- _Your instructions_
Transcribe each line of the records below exactly, excluding any embedded images.
╭──
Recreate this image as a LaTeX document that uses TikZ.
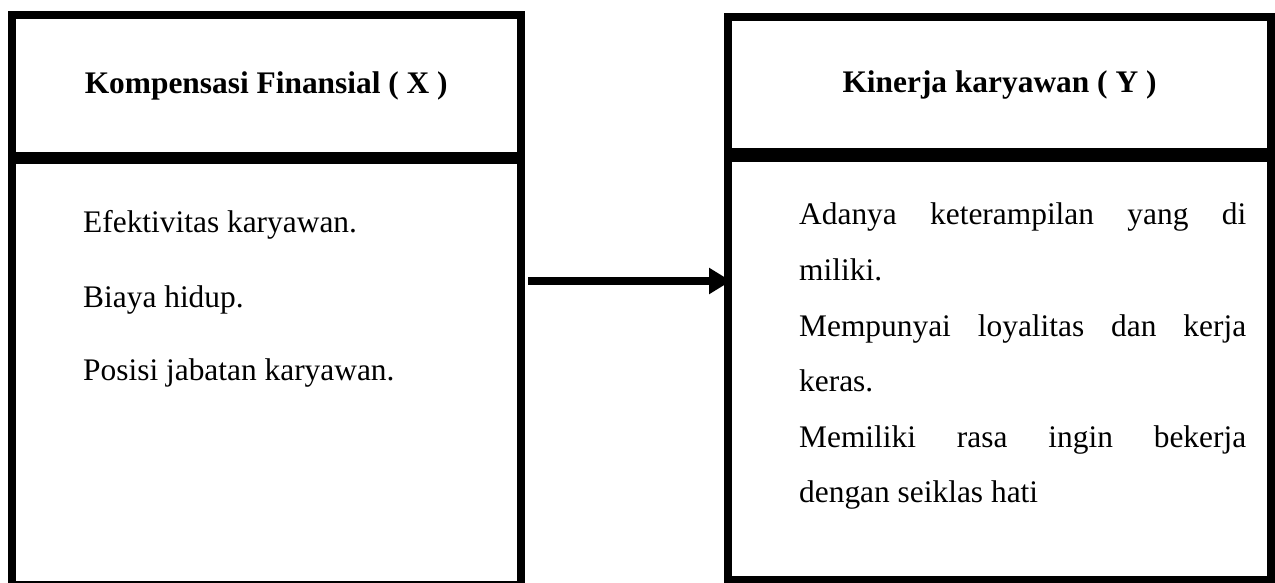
\documentclass[tikz,border=0pt]{standalone}
\usepackage{fontspec}
\setmainfont{Liberation Serif}
\usetikzlibrary{arrows.meta}
\begin{document}
\begin{tikzpicture}[x=1pt,y=-1pt,
  boxshape/.style={draw=black, line width=8pt, inner sep=0pt, outer sep=0pt, anchor=north west},
  headtxt/.style={font=\fontsize{31.4}{37}\selectfont\bfseries},
  bodytxt/.style={font=\fontsize{31.4}{37}\selectfont, anchor=base west, inner sep=0pt},
  conn/.style={line width=8pt, -{Triangle[length=22pt,width=25pt]}}]
\useasboundingbox (0,0) rectangle (1275,583);
% left box
\node[boxshape, headtxt, minimum width=508.5pt, minimum height=141pt] (lhead) at (12,15) {Kompensasi Finansial ( X )};
\node[boxshape, minimum width=508.5pt, minimum height=425pt] (lbody) at (12,160) {};
% right box
\node[boxshape, headtxt, minimum width=543pt, minimum height=135pt] (rhead) at (728,17) {Kinerja karyawan ( Y )};
\node[boxshape, minimum width=543pt, minimum height=422pt] (rbody) at (728,158) {};
% left body text
\node[bodytxt] (l1) at (83,233) {Efektivitas karyawan.};
\node[bodytxt] (l2) at (83,307) {Biaya hidup.};
\node[bodytxt] (l3) at (83,380) {Posisi jabatan karyawan.};
% right body text
\node[bodytxt] (r1) at (799,225) {\hbox to 447pt{Adanya\hfill keterampilan\hfill yang\hfill di}};
\node[bodytxt] (r2) at (799,280.5) {miliki.};
\node[bodytxt] (r3) at (799,336) {\hbox to 447pt{Mempunyai\hfill loyalitas\hfill dan\hfill kerja}};
\node[bodytxt] (r4) at (799,391.5) {keras.};
\node[bodytxt] (r5) at (799,447) {\hbox to 447pt{Memiliki\hfill rasa\hfill ingin\hfill bekerja}};
\node[bodytxt] (r6) at (799,502.5) {dengan seiklas hati};
% arrow
\coordinate (arrs) at (528,281);
\coordinate (arre) at (731,281);
\draw[conn] (arrs) -- (arre);
\end{tikzpicture}
\end{document}
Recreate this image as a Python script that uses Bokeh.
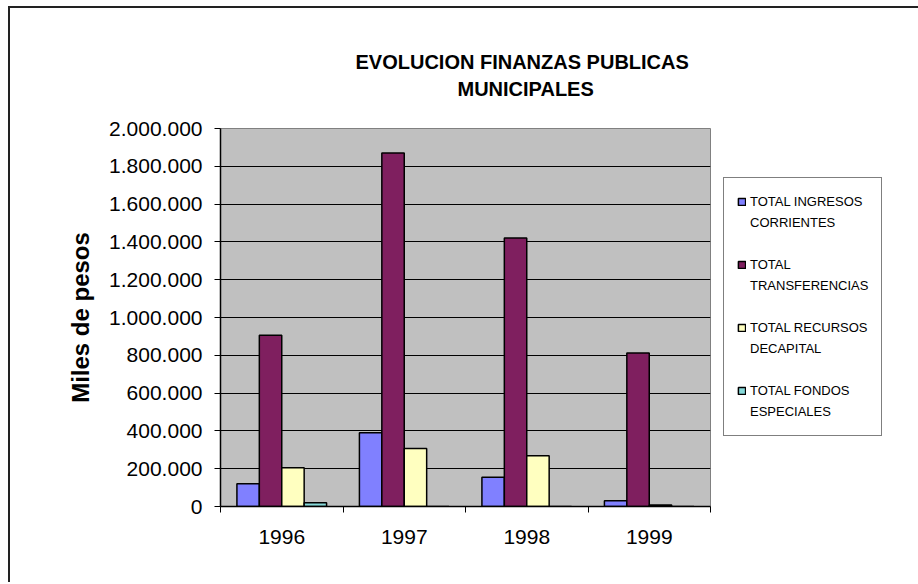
╰──
- _Reply_
Recreate this image as a LaTeX document that uses TikZ.
\documentclass[tikz,border=0pt]{standalone}
\usepackage{fontspec}
\setmainfont{Liberation Serif}
\usetikzlibrary{arrows.meta}
\begin{document}
\begin{tikzpicture}[x=1pt,y=-1pt,
  boxshape/.style={draw=black, line width=8pt, inner sep=0pt, outer sep=0pt, anchor=north west},
  headtxt/.style={font=\fontsize{31.4}{37}\selectfont\bfseries},
  bodytxt/.style={font=\fontsize{31.4}{37}\selectfont, anchor=base west, inner sep=0pt},
  conn/.style={line width=8pt, -{Triangle[length=22pt,width=25pt]}}]
\useasboundingbox (0,0) rectangle (1275,583);
% left box
\node[boxshape, headtxt, minimum width=508.5pt, minimum height=141pt] (lhead) at (12,15) {Kompensasi Finansial ( X )};
\node[boxshape, minimum width=508.5pt, minimum height=425pt] (lbody) at (12,160) {};
% right box
\node[boxshape, headtxt, minimum width=543pt, minimum height=135pt] (rhead) at (728,17) {Kinerja karyawan ( Y )};
\node[boxshape, minimum width=543pt, minimum height=422pt] (rbody) at (728,158) {};
% left body text
\node[bodytxt] (l1) at (83,233) {Efektivitas karyawan.};
\node[bodytxt] (l2) at (83,307) {Biaya hidup.};
\node[bodytxt] (l3) at (83,380) {Posisi jabatan karyawan.};
% right body text
\node[bodytxt] (r1) at (799,225) {\hbox to 447pt{Adanya\hfill keterampilan\hfill yang\hfill di}};
\node[bodytxt] (r2) at (799,280.5) {miliki.};
\node[bodytxt] (r3) at (799,336) {\hbox to 447pt{Mempunyai\hfill loyalitas\hfill dan\hfill kerja}};
\node[bodytxt] (r4) at (799,391.5) {keras.};
\node[bodytxt] (r5) at (799,447) {\hbox to 447pt{Memiliki\hfill rasa\hfill ingin\hfill bekerja}};
\node[bodytxt] (r6) at (799,502.5) {dengan seiklas hati};
% arrow
\coordinate (arrs) at (528,281);
\coordinate (arre) at (731,281);
\draw[conn] (arrs) -- (arre);
\end{tikzpicture}
\end{document}
Recreate this image as a Python script that uses Bokeh.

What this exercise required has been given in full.